** begin Data provided **

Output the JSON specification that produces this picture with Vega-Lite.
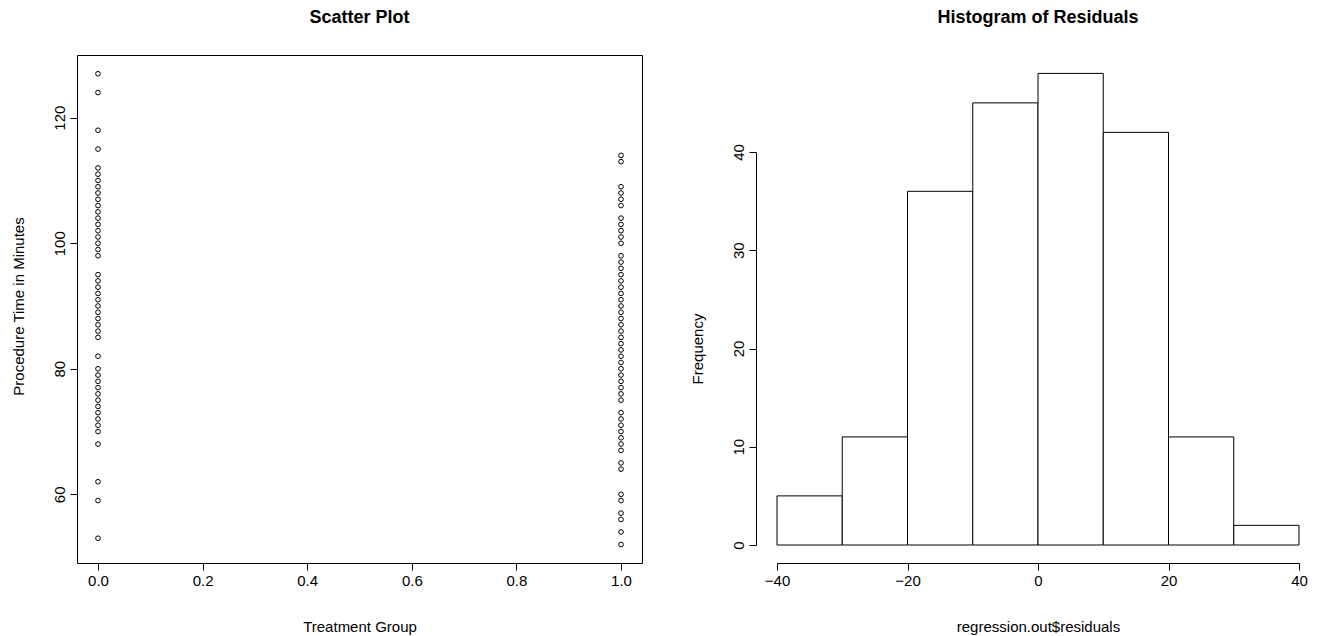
{
  "$schema": "https://vega.github.io/schema/vega-lite/v6.json",
  "padding": {"left": 10, "top": 8, "right": 0, "bottom": 0},
  "background": "white",
  "bounds": "flush",
  "spacing": 114,
  "config": {
    "font": "Liberation Sans",
    "view": {"stroke": null},
    "axis": {
      "grid": false,
      "domainColor": "black",
      "domainWidth": 1,
      "tickColor": "black",
      "tickWidth": 1,
      "tickSize": 7,
      "labelPadding": 3,
      "labelFontSize": 15,
      "labelColor": "black",
      "labelFont": "Liberation Sans",
      "labelFlush": false,
      "labelOverlap": false,
      "titleFontSize": 15,
      "titleFontWeight": "normal",
      "titleColor": "black",
      "titleFont": "Liberation Sans"
    },
    "axisX": {"titlePadding": 31},
    "axisY": {"titlePadding": 26, "labelAngle": 270, "labelAlign": "center", "labelBaseline": "bottom"}
  },
  "datasets": {
    "scatter": [
      {"group": 0, "time": 127}, {"group": 0, "time": 124}, {"group": 0, "time": 118}, {"group": 0, "time": 115},
      {"group": 0, "time": 112}, {"group": 0, "time": 111}, {"group": 0, "time": 110}, {"group": 0, "time": 109},
      {"group": 0, "time": 108}, {"group": 0, "time": 107}, {"group": 0, "time": 106}, {"group": 0, "time": 105},
      {"group": 0, "time": 104}, {"group": 0, "time": 103}, {"group": 0, "time": 102}, {"group": 0, "time": 101},
      {"group": 0, "time": 100}, {"group": 0, "time": 99}, {"group": 0, "time": 98}, {"group": 0, "time": 95},
      {"group": 0, "time": 94}, {"group": 0, "time": 93}, {"group": 0, "time": 92}, {"group": 0, "time": 91},
      {"group": 0, "time": 90}, {"group": 0, "time": 89}, {"group": 0, "time": 88}, {"group": 0, "time": 87},
      {"group": 0, "time": 86}, {"group": 0, "time": 85}, {"group": 0, "time": 82}, {"group": 0, "time": 80},
      {"group": 0, "time": 79}, {"group": 0, "time": 78}, {"group": 0, "time": 77}, {"group": 0, "time": 76},
      {"group": 0, "time": 75}, {"group": 0, "time": 74}, {"group": 0, "time": 73}, {"group": 0, "time": 72},
      {"group": 0, "time": 71}, {"group": 0, "time": 70}, {"group": 0, "time": 68}, {"group": 0, "time": 62},
      {"group": 0, "time": 59}, {"group": 0, "time": 53},
      {"group": 1, "time": 114}, {"group": 1, "time": 113}, {"group": 1, "time": 109}, {"group": 1, "time": 108},
      {"group": 1, "time": 107}, {"group": 1, "time": 106}, {"group": 1, "time": 104}, {"group": 1, "time": 103},
      {"group": 1, "time": 102}, {"group": 1, "time": 101}, {"group": 1, "time": 100}, {"group": 1, "time": 98},
      {"group": 1, "time": 97}, {"group": 1, "time": 96}, {"group": 1, "time": 95}, {"group": 1, "time": 94},
      {"group": 1, "time": 93}, {"group": 1, "time": 92}, {"group": 1, "time": 91}, {"group": 1, "time": 90},
      {"group": 1, "time": 89}, {"group": 1, "time": 88}, {"group": 1, "time": 87}, {"group": 1, "time": 86},
      {"group": 1, "time": 85}, {"group": 1, "time": 84}, {"group": 1, "time": 83}, {"group": 1, "time": 82},
      {"group": 1, "time": 81}, {"group": 1, "time": 80}, {"group": 1, "time": 79}, {"group": 1, "time": 78},
      {"group": 1, "time": 77}, {"group": 1, "time": 76}, {"group": 1, "time": 75}, {"group": 1, "time": 73},
      {"group": 1, "time": 72}, {"group": 1, "time": 71}, {"group": 1, "time": 70}, {"group": 1, "time": 69},
      {"group": 1, "time": 68}, {"group": 1, "time": 67}, {"group": 1, "time": 65}, {"group": 1, "time": 64},
      {"group": 1, "time": 60}, {"group": 1, "time": 59}, {"group": 1, "time": 57}, {"group": 1, "time": 56},
      {"group": 1, "time": 54}, {"group": 1, "time": 52}
    ],
    "hist": [
      {"bin_start": -40, "bin_end": -30, "count": 5},
      {"bin_start": -30, "bin_end": -20, "count": 11},
      {"bin_start": -20, "bin_end": -10, "count": 36},
      {"bin_start": -10, "bin_end": 0, "count": 45},
      {"bin_start": 0, "bin_end": 10, "count": 48},
      {"bin_start": 10, "bin_end": 20, "count": 42},
      {"bin_start": 20, "bin_end": 30, "count": 11},
      {"bin_start": 30, "bin_end": 40, "count": 2}
    ]
  },
  "hconcat": [
    {
      "width": 565,
      "height": 508,
      "title": {"text": "Scatter Plot", "fontSize": 18, "fontWeight": "bold", "anchor": "middle", "frame": "group", "offset": 14, "baseline": "alphabetic", "color": "black", "font": "Liberation Sans"},
      "view": {"stroke": "black", "strokeWidth": 1},
      "data": {"name": "scatter"},
      "mark": {"type": "point", "shape": "circle", "filled": false, "size": 22, "stroke": "black", "strokeWidth": 1, "opacity": 1},
      "encoding": {
        "x": {"field": "group", "type": "quantitative",
              "scale": {"domain": [0, 1], "range": [21, 544], "nice": false, "zero": false},
              "axis": {"values": [0, 0.2, 0.4, 0.6, 0.8, 1], "format": ".1f", "title": "Treatment Group"}},
        "y": {"field": "time", "type": "quantitative",
              "scale": {"domain": [60, 120], "range": [439.3, 62.7], "nice": false, "zero": false},
              "axis": {"values": [60, 80, 100, 120], "title": "Procedure Time in Minutes"}}
      }
    },
    {
      "width": 564,
      "height": 508,
      "title": {"text": "Histogram of Residuals", "fontSize": 18, "fontWeight": "bold", "anchor": "middle", "frame": "group", "offset": 14, "baseline": "alphabetic", "color": "black", "font": "Liberation Sans"},
      "data": {"name": "hist"},
      "mark": {"type": "rect", "fill": "white", "stroke": "black", "strokeWidth": 1},
      "encoding": {
        "x": {"field": "bin_start", "type": "quantitative",
              "scale": {"domain": [-40, 40], "range": [21, 543], "nice": false, "zero": false},
              "axis": {"values": [-40, -20, 0, 20, 40], "title": "regression.out$residuals"}},
        "x2": {"field": "bin_end"},
        "y": {"field": "count", "type": "quantitative",
              "scale": {"domain": [0, 40], "range": [490, 97], "nice": false, "zero": false},
              "axis": {"values": [0, 10, 20, 30, 40], "title": "Frequency"}},
        "y2": {"datum": 0}
      }
    }
  ]
}
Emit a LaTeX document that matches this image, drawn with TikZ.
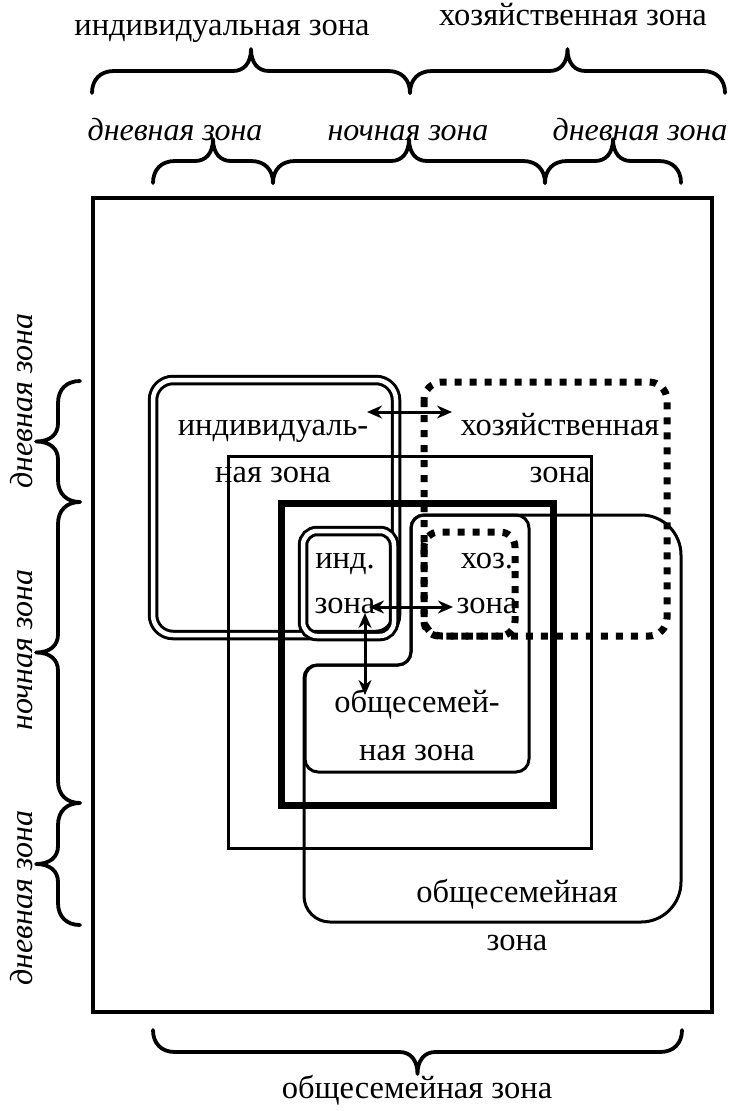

** end Data provided **

Quote every line of the records above exactly; no picture is to be copied.

Output the JSON specification that produces this picture with Vega-Lite.
{
  "$schema": "https://vega.github.io/schema/vega-lite/v6.json",
  "padding": {"left": 10, "top": 8, "right": 0, "bottom": 0},
  "background": "white",
  "bounds": "flush",
  "spacing": 114,
  "config": {
    "font": "Liberation Sans",
    "view": {"stroke": null},
    "axis": {
      "grid": false,
      "domainColor": "black",
      "domainWidth": 1,
      "tickColor": "black",
      "tickWidth": 1,
      "tickSize": 7,
      "labelPadding": 3,
      "labelFontSize": 15,
      "labelColor": "black",
      "labelFont": "Liberation Sans",
      "labelFlush": false,
      "labelOverlap": false,
      "titleFontSize": 15,
      "titleFontWeight": "normal",
      "titleColor": "black",
      "titleFont": "Liberation Sans"
    },
    "axisX": {"titlePadding": 31},
    "axisY": {"titlePadding": 26, "labelAngle": 270, "labelAlign": "center", "labelBaseline": "bottom"}
  },
  "datasets": {
    "scatter": [
      {"group": 0, "time": 127}, {"group": 0, "time": 124}, {"group": 0, "time": 118}, {"group": 0, "time": 115},
      {"group": 0, "time": 112}, {"group": 0, "time": 111}, {"group": 0, "time": 110}, {"group": 0, "time": 109},
      {"group": 0, "time": 108}, {"group": 0, "time": 107}, {"group": 0, "time": 106}, {"group": 0, "time": 105},
      {"group": 0, "time": 104}, {"group": 0, "time": 103}, {"group": 0, "time": 102}, {"group": 0, "time": 101},
      {"group": 0, "time": 100}, {"group": 0, "time": 99}, {"group": 0, "time": 98}, {"group": 0, "time": 95},
      {"group": 0, "time": 94}, {"group": 0, "time": 93}, {"group": 0, "time": 92}, {"group": 0, "time": 91},
      {"group": 0, "time": 90}, {"group": 0, "time": 89}, {"group": 0, "time": 88}, {"group": 0, "time": 87},
      {"group": 0, "time": 86}, {"group": 0, "time": 85}, {"group": 0, "time": 82}, {"group": 0, "time": 80},
      {"group": 0, "time": 79}, {"group": 0, "time": 78}, {"group": 0, "time": 77}, {"group": 0, "time": 76},
      {"group": 0, "time": 75}, {"group": 0, "time": 74}, {"group": 0, "time": 73}, {"group": 0, "time": 72},
      {"group": 0, "time": 71}, {"group": 0, "time": 70}, {"group": 0, "time": 68}, {"group": 0, "time": 62},
      {"group": 0, "time": 59}, {"group": 0, "time": 53},
      {"group": 1, "time": 114}, {"group": 1, "time": 113}, {"group": 1, "time": 109}, {"group": 1, "time": 108},
      {"group": 1, "time": 107}, {"group": 1, "time": 106}, {"group": 1, "time": 104}, {"group": 1, "time": 103},
      {"group": 1, "time": 102}, {"group": 1, "time": 101}, {"group": 1, "time": 100}, {"group": 1, "time": 98},
      {"group": 1, "time": 97}, {"group": 1, "time": 96}, {"group": 1, "time": 95}, {"group": 1, "time": 94},
      {"group": 1, "time": 93}, {"group": 1, "time": 92}, {"group": 1, "time": 91}, {"group": 1, "time": 90},
      {"group": 1, "time": 89}, {"group": 1, "time": 88}, {"group": 1, "time": 87}, {"group": 1, "time": 86},
      {"group": 1, "time": 85}, {"group": 1, "time": 84}, {"group": 1, "time": 83}, {"group": 1, "time": 82},
      {"group": 1, "time": 81}, {"group": 1, "time": 80}, {"group": 1, "time": 79}, {"group": 1, "time": 78},
      {"group": 1, "time": 77}, {"group": 1, "time": 76}, {"group": 1, "time": 75}, {"group": 1, "time": 73},
      {"group": 1, "time": 72}, {"group": 1, "time": 71}, {"group": 1, "time": 70}, {"group": 1, "time": 69},
      {"group": 1, "time": 68}, {"group": 1, "time": 67}, {"group": 1, "time": 65}, {"group": 1, "time": 64},
      {"group": 1, "time": 60}, {"group": 1, "time": 59}, {"group": 1, "time": 57}, {"group": 1, "time": 56},
      {"group": 1, "time": 54}, {"group": 1, "time": 52}
    ],
    "hist": [
      {"bin_start": -40, "bin_end": -30, "count": 5},
      {"bin_start": -30, "bin_end": -20, "count": 11},
      {"bin_start": -20, "bin_end": -10, "count": 36},
      {"bin_start": -10, "bin_end": 0, "count": 45},
      {"bin_start": 0, "bin_end": 10, "count": 48},
      {"bin_start": 10, "bin_end": 20, "count": 42},
      {"bin_start": 20, "bin_end": 30, "count": 11},
      {"bin_start": 30, "bin_end": 40, "count": 2}
    ]
  },
  "hconcat": [
    {
      "width": 565,
      "height": 508,
      "title": {"text": "Scatter Plot", "fontSize": 18, "fontWeight": "bold", "anchor": "middle", "frame": "group", "offset": 14, "baseline": "alphabetic", "color": "black", "font": "Liberation Sans"},
      "view": {"stroke": "black", "strokeWidth": 1},
      "data": {"name": "scatter"},
      "mark": {"type": "point", "shape": "circle", "filled": false, "size": 22, "stroke": "black", "strokeWidth": 1, "opacity": 1},
      "encoding": {
        "x": {"field": "group", "type": "quantitative",
              "scale": {"domain": [0, 1], "range": [21, 544], "nice": false, "zero": false},
              "axis": {"values": [0, 0.2, 0.4, 0.6, 0.8, 1], "format": ".1f", "title": "Treatment Group"}},
        "y": {"field": "time", "type": "quantitative",
              "scale": {"domain": [60, 120], "range": [439.3, 62.7], "nice": false, "zero": false},
              "axis": {"values": [60, 80, 100, 120], "title": "Procedure Time in Minutes"}}
      }
    },
    {
      "width": 564,
      "height": 508,
      "title": {"text": "Histogram of Residuals", "fontSize": 18, "fontWeight": "bold", "anchor": "middle", "frame": "group", "offset": 14, "baseline": "alphabetic", "color": "black", "font": "Liberation Sans"},
      "data": {"name": "hist"},
      "mark": {"type": "rect", "fill": "white", "stroke": "black", "strokeWidth": 1},
      "encoding": {
        "x": {"field": "bin_start", "type": "quantitative",
              "scale": {"domain": [-40, 40], "range": [21, 543], "nice": false, "zero": false},
              "axis": {"values": [-40, -20, 0, 20, 40], "title": "regression.out$residuals"}},
        "x2": {"field": "bin_end"},
        "y": {"field": "count", "type": "quantitative",
              "scale": {"domain": [0, 40], "range": [490, 97], "nice": false, "zero": false},
              "axis": {"values": [0, 10, 20, 30, 40], "title": "Frequency"}},
        "y2": {"datum": 0}
      }
    }
  ]
}
Emit a LaTeX document that matches this image, drawn with TikZ.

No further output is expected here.